WHAT THE TASK ASKS
Only the lines from the top of the listing below to the line that has "AdT (CG) vs" should be echoed, with both ends kept and pictures left out.

───── INFORMATION PROVIDED ─────

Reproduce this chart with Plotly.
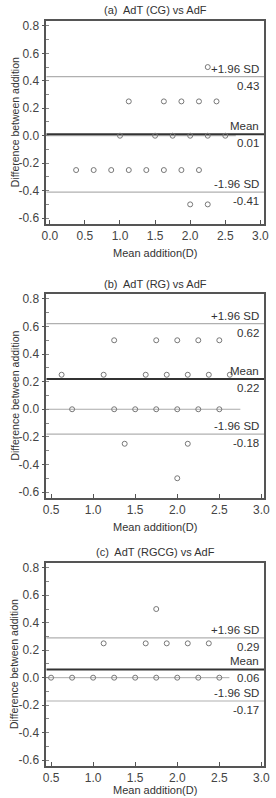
import plotly.graph_objects as go

FONT = "Liberation Sans Narrow, Arial Narrow, Liberation Sans, Arial, sans-serif"

titles = ["(a)  AdT (CG) vs AdF", "(b)  AdT (RG) vs AdF", "(c)  AdT (RGCG) vs AdF"]

# panel (a)
a_x = [2.25, 1.125, 1.625, 1.875, 2.125, 2.375, 1.0, 1.5, 1.75, 2.0, 2.25, 2.5,
       0.375, 0.625, 0.875, 1.125, 1.375, 1.625, 1.875, 2.125, 2.0, 2.25]
a_y = [0.5, 0.25, 0.25, 0.25, 0.25, 0.25, 0, 0, 0, 0, 0, 0,
       -0.25, -0.25, -0.25, -0.25, -0.25, -0.25, -0.25, -0.25, -0.5, -0.5]
# panel (b)
b_x = [1.25, 1.75, 2.0, 2.25, 2.5,
       0.625, 1.125, 1.625, 1.875, 2.125, 2.375, 2.625,
       0.75, 1.25, 1.5, 1.75, 2.0, 2.25, 2.5,
       1.375, 2.125, 2.0]
b_y = [0.5] * 5 + [0.25] * 7 + [0] * 7 + [-0.25, -0.25, -0.5]
# panel (c)
c_x = [1.75, 1.125, 1.625, 1.875, 2.125, 2.375,
       0.5, 0.75, 1.0, 1.25, 1.5, 1.75, 2.0, 2.25, 2.5]
c_y = [0.5] + [0.25] * 5 + [0] * 9

upper_sd = [0.43, 0.62, 0.29]
mean_diff = [0.01, 0.22, 0.06]
lower_sd = [-0.41, -0.18, -0.17]
zero_line_end = [2.65, 2.75, 2.62]

x_ranges = [[-0.05, 3.055], [0.443, 3.034], [0.443, 3.034]]
x_ticks = [[0.0, 0.5, 1.0, 1.5, 2.0, 2.5, 3.0], [0.5, 1.0, 1.5, 2.0, 2.5, 3.0], [0.5, 1.0, 1.5, 2.0, 2.5, 3.0]]
y_range = [-0.644, 0.836]
y_ticks = [-0.6, -0.4, -0.2, 0.0, 0.2, 0.4, 0.6, 0.8]

xs = [a_x, b_x, c_x]
ys = [a_y, b_y, c_y]

H = 798.0
W = 276.0
panel_px = [(19, 223), (293, 498), (563, 767)]
title_px = [8, 283, 552]
xtitle_px = [252, 527, 791]
x_dom = [43 / W, 270 / W]

AX = "#555555"
fig = go.Figure()
layout = dict(
    width=276, height=798, margin=dict(l=0, r=0, t=0, b=0),
    paper_bgcolor="white", plot_bgcolor="white", showlegend=False,
    font=dict(family=FONT, size=12, color="#333333"),
)
annotations = []
for i in range(3):
    sfx = "" if i == 0 else str(i + 1)
    xa, ya = "x" + sfx, "y" + sfx
    top, bot = panel_px[i]
    ydom = [1 - bot / H, 1 - top / H]
    layout["xaxis" + sfx] = dict(
        domain=x_dom, range=x_ranges[i], tickvals=x_ticks[i],
        ticktext=["%.1f" % v for v in x_ticks[i]],
        ticks="inside", ticklen=4, tickcolor=AX, showline=True, linecolor=AX,
        linewidth=1.5, mirror=True, showgrid=False, zeroline=False, anchor=ya,
        tickfont=dict(size=12, color="#444"), fixedrange=True,
    )
    layout["yaxis" + sfx] = dict(
        domain=ydom, range=y_range, tickvals=y_ticks,
        ticktext=["%.1f" % v for v in y_ticks],
        ticks="outside", ticklen=3, tickcolor=AX, showline=True, linecolor=AX,
        linewidth=1.5, mirror=True, showgrid=False, zeroline=False, anchor=xa,
        tickfont=dict(size=12, color="#444"),
        minor=dict(ticks="inside", ticklen=3, dtick=0.1, tickcolor="#888", showgrid=False),
    )
    # zero line (partial, grey)
    fig.add_trace(go.Scatter(
        x=[x_ranges[i][0], zero_line_end[i]], y=[0, 0], mode="lines",
        line=dict(color="#aaaaaa", width=1), xaxis=xa, yaxis=ya, hoverinfo="skip"))
    # SD lines and mean line
    for val, col, w in [(upper_sd[i], "#b0b0b0", 1.2), (lower_sd[i], "#b0b0b0", 1.2), (mean_diff[i], "#333333", 2)]:
        fig.add_trace(go.Scatter(
            x=[x_ranges[i][0], x_ranges[i][1]], y=[val, val], mode="lines",
            line=dict(color=col, width=w), xaxis=xa, yaxis=ya, hoverinfo="skip"))
    # points
    fig.add_trace(go.Scatter(
        x=xs[i], y=ys[i], mode="markers",
        marker=dict(symbol="circle-open", size=5, color="#777777", line=dict(width=1)),
        xaxis=xa, yaxis=ya))
    # labels
    for label, val in [("+1.96 SD", upper_sd[i]), ("Mean", mean_diff[i]), ("-1.96 SD", lower_sd[i])]:
        annotations.append(dict(
            text=label, x=0.985, xref=xa + " domain", y=val, yref=ya,
            xanchor="right", yanchor="bottom", showarrow=False, yshift=0,
            font=dict(size=11.5, color="#333")))
        annotations.append(dict(
            text="%.2f" % val, x=0.985, xref=xa + " domain", y=val, yref=ya,
            xanchor="right", yanchor="top", showarrow=False, yshift=-1,
            font=dict(size=11.5, color="#333")))
    annotations.append(dict(
        text=titles[i], x=(x_dom[0] + x_dom[1]) / 2, xref="paper",
        y=1 - title_px[i] / H, yref="paper", xanchor="center", yanchor="middle",
        showarrow=False, font=dict(size=11, color="#333")))
    annotations.append(dict(
        text="Mean addition(D)", x=(x_dom[0] + x_dom[1]) / 2, xref="paper",
        y=1 - xtitle_px[i] / H, yref="paper", xanchor="center", yanchor="middle",
        showarrow=False, font=dict(size=11, color="#333")))
    annotations.append(dict(
        text="Difference between addition", x=10 / W, xref="paper",
        y=(ydom[0] + ydom[1]) / 2, yref="paper", xanchor="center", yanchor="middle",
        textangle=-90, showarrow=False, font=dict(size=10.5, color="#333")))

layout["annotations"] = annotations
fig.update_layout(**layout)
fig.write_html("out.html")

─────

TASK SOLUTION
Reproduce this chart with Plotly.
import plotly.graph_objects as go

FONT = "Liberation Sans Narrow, Arial Narrow, Liberation Sans, Arial, sans-serif"

titles = ["(a)  AdT (CG) vs AdF", "(b)  AdT (RG) vs AdF", "(c)  AdT (RGCG) vs AdF"]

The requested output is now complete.